(Source material)
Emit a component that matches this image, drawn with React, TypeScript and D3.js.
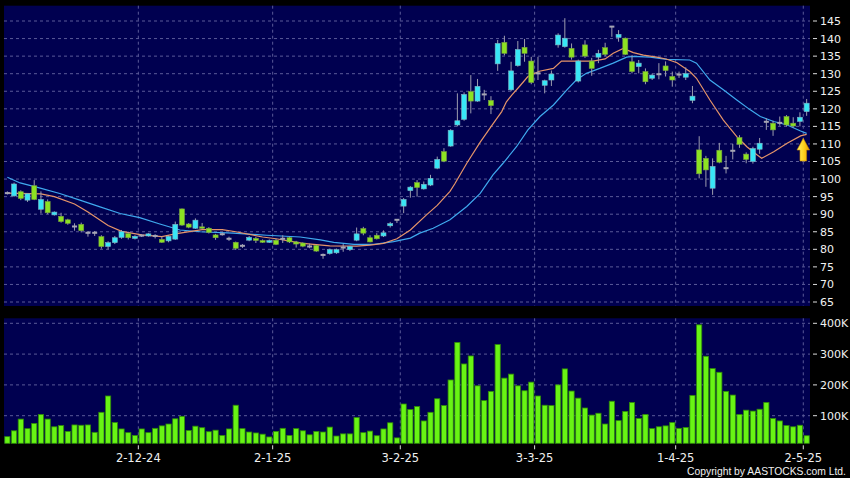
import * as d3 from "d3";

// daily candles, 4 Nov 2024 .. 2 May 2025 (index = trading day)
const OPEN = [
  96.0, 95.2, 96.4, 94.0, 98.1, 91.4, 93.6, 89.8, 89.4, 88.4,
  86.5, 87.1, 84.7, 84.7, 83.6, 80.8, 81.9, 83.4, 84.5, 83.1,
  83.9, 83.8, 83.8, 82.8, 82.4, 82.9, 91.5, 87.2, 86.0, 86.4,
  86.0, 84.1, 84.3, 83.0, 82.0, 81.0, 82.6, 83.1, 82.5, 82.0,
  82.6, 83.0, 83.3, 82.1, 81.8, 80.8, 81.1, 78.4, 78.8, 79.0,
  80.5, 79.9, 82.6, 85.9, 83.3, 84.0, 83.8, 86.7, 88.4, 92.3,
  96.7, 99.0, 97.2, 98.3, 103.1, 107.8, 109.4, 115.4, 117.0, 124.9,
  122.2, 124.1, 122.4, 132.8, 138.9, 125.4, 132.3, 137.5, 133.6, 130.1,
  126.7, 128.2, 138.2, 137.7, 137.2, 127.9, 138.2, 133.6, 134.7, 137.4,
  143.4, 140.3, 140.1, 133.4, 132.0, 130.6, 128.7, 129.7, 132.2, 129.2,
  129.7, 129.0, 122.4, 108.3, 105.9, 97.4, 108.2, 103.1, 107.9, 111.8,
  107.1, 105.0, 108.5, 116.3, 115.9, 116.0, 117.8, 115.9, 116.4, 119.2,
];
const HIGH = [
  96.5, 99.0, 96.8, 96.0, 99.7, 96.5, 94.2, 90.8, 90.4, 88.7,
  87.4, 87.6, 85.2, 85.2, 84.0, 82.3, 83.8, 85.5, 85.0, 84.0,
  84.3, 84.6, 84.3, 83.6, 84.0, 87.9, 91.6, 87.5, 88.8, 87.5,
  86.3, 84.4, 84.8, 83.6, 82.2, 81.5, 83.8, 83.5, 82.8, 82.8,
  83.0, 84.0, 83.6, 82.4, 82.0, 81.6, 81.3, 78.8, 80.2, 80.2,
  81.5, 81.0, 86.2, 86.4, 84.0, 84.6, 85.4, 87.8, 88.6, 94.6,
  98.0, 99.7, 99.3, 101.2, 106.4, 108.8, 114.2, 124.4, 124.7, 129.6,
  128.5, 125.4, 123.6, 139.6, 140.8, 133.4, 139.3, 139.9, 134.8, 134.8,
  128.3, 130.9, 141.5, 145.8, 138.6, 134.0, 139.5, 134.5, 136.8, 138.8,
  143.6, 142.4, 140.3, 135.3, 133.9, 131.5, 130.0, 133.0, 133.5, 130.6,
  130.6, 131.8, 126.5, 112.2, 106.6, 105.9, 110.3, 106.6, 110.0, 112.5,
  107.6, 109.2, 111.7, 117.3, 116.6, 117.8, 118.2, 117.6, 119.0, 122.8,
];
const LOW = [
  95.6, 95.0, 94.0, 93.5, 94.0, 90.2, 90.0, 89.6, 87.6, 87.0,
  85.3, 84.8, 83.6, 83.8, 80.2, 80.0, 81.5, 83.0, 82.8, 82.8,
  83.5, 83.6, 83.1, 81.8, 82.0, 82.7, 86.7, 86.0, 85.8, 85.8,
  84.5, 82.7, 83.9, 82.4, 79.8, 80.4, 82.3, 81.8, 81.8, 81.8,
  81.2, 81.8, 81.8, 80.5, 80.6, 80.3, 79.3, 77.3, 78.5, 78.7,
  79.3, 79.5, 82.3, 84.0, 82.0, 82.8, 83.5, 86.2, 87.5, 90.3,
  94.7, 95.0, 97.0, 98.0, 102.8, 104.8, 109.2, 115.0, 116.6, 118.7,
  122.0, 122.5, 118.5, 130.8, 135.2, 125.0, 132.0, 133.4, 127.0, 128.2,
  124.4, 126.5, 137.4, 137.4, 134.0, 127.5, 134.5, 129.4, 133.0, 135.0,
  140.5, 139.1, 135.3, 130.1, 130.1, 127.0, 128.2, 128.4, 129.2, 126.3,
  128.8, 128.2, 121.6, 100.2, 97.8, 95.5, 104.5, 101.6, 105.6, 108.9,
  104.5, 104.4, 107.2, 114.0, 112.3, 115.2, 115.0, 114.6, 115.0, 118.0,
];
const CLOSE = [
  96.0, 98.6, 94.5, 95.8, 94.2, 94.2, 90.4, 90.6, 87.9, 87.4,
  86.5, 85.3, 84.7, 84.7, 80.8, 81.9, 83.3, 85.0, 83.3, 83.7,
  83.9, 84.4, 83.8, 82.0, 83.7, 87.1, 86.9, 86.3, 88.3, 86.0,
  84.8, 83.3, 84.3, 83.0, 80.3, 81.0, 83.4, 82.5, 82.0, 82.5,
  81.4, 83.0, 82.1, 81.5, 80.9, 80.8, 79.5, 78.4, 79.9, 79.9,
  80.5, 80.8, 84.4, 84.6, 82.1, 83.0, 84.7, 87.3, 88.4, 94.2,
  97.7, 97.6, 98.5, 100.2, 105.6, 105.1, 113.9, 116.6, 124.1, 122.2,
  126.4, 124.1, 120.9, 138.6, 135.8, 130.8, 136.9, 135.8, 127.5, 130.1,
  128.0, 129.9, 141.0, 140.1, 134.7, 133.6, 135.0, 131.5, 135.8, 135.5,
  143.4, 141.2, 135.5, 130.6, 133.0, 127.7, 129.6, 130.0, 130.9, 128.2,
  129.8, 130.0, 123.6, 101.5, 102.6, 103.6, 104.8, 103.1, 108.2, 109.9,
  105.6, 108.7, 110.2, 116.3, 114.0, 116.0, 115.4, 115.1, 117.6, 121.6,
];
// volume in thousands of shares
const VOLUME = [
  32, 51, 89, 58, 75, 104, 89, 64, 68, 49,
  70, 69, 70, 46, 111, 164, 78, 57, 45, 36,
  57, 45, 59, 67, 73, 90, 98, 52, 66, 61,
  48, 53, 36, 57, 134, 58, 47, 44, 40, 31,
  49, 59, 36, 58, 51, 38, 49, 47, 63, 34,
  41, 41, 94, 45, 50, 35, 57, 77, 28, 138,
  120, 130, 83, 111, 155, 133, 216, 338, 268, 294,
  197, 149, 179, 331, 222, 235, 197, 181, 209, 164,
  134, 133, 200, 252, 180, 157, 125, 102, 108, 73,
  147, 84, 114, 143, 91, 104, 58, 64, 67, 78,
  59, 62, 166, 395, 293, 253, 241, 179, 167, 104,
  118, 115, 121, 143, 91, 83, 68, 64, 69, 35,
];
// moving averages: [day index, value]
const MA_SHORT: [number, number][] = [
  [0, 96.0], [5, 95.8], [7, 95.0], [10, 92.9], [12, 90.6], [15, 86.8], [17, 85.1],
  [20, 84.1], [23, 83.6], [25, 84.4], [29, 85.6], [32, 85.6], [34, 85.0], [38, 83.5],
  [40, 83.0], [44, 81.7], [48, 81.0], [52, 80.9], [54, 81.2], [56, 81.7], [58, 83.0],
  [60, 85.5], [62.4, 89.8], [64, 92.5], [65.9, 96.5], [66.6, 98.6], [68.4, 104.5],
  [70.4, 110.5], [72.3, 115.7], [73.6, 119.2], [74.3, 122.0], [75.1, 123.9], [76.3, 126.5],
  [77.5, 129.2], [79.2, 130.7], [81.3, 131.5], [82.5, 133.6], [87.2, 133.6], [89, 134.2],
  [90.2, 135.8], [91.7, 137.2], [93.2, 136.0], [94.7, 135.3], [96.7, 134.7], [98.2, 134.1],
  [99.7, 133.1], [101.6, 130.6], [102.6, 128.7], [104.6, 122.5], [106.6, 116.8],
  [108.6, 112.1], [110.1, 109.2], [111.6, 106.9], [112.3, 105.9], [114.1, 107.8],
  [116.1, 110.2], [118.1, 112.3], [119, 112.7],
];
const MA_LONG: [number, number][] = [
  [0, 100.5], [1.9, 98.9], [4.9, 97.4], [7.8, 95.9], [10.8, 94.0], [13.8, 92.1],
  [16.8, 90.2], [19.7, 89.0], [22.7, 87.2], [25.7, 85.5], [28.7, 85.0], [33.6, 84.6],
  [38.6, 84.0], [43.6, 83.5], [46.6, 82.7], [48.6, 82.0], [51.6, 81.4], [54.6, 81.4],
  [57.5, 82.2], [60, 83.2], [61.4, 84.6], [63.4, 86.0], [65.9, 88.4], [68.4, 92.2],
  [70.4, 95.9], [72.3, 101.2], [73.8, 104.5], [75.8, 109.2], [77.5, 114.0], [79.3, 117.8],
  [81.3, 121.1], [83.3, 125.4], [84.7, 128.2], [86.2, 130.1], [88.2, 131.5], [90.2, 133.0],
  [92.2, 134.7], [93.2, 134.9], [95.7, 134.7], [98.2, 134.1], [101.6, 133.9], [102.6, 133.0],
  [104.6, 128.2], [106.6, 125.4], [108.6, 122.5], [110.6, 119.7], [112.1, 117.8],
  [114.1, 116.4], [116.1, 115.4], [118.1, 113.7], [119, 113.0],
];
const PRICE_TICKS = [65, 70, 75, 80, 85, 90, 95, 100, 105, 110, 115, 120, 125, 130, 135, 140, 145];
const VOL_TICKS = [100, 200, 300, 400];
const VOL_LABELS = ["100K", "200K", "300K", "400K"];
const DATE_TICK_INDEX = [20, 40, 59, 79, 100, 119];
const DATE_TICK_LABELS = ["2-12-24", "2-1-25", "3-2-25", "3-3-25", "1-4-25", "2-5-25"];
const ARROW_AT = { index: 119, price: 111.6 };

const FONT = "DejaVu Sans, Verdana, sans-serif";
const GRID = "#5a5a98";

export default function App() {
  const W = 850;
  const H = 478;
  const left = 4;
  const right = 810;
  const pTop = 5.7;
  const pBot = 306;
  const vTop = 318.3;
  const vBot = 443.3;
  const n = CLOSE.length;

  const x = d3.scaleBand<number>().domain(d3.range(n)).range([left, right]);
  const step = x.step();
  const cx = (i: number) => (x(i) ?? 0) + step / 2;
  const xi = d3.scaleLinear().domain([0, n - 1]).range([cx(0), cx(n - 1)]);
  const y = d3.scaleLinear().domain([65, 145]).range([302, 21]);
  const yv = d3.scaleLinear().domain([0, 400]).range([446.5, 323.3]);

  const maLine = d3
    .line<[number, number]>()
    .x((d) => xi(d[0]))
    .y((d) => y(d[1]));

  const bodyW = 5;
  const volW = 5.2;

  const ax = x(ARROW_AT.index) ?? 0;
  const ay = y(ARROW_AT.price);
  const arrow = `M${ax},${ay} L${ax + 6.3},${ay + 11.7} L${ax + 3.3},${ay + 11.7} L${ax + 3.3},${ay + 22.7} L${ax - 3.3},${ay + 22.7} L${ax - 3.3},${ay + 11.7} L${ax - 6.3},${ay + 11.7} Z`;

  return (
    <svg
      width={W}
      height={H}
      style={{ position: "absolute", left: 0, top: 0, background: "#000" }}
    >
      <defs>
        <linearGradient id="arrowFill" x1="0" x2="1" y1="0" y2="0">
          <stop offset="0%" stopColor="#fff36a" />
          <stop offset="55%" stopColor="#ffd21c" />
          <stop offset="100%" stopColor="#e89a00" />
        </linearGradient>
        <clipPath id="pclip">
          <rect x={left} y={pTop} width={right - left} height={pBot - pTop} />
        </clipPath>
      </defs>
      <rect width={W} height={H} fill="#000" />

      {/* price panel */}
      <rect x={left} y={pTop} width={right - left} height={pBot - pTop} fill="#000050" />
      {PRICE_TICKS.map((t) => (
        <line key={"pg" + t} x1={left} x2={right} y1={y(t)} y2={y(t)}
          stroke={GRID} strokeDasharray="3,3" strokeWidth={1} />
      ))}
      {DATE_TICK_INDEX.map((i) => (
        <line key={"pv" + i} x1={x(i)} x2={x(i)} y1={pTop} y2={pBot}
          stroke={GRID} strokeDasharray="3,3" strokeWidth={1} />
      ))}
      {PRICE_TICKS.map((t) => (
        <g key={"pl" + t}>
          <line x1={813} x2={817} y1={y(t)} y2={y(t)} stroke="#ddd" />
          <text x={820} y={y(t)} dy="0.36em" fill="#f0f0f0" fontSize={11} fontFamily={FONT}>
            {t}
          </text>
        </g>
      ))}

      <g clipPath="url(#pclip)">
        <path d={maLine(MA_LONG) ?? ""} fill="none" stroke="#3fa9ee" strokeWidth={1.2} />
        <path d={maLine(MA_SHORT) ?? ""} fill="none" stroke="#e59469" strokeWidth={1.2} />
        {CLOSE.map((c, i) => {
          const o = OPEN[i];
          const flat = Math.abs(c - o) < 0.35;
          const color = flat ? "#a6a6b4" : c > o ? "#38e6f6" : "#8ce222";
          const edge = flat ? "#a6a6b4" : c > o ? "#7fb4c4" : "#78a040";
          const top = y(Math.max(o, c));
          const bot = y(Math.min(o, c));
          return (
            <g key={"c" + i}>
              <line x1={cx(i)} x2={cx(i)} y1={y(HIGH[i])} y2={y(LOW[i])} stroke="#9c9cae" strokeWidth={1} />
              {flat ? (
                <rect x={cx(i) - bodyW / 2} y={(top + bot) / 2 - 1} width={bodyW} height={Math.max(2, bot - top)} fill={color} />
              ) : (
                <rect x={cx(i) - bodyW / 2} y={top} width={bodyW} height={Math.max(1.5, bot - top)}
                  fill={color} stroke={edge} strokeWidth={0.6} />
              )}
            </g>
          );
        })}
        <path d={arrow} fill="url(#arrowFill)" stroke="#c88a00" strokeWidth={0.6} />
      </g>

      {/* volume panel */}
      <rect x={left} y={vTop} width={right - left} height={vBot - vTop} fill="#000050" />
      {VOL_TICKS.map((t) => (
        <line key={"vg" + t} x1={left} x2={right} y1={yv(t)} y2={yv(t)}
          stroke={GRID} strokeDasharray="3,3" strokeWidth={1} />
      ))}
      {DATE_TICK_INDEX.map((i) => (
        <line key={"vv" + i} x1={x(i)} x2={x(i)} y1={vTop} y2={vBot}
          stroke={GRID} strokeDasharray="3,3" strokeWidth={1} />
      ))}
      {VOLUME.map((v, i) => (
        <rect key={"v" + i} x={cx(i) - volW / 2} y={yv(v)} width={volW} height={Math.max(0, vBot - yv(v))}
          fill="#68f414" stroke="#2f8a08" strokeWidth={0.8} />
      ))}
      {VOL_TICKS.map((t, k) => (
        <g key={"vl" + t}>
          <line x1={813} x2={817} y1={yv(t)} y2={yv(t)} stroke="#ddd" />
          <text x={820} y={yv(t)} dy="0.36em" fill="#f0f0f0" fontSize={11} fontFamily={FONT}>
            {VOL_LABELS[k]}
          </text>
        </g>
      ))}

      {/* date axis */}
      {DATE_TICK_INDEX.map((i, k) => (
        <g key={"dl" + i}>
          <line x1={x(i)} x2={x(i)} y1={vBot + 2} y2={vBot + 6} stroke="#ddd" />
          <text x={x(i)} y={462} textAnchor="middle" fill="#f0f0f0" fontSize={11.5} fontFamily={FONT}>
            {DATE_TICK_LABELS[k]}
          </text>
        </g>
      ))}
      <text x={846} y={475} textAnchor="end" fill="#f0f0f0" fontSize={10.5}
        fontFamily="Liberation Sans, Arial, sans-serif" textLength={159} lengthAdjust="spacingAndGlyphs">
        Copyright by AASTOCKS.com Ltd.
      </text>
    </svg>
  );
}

(Problem to solve) Repeat the lines above, starting at the first and stopping after the line that holds "import * as", with the pictures left out.

(Result of this task)
Emit a component that matches this image, drawn with React, TypeScript and D3.js.
import * as d3 from "d3";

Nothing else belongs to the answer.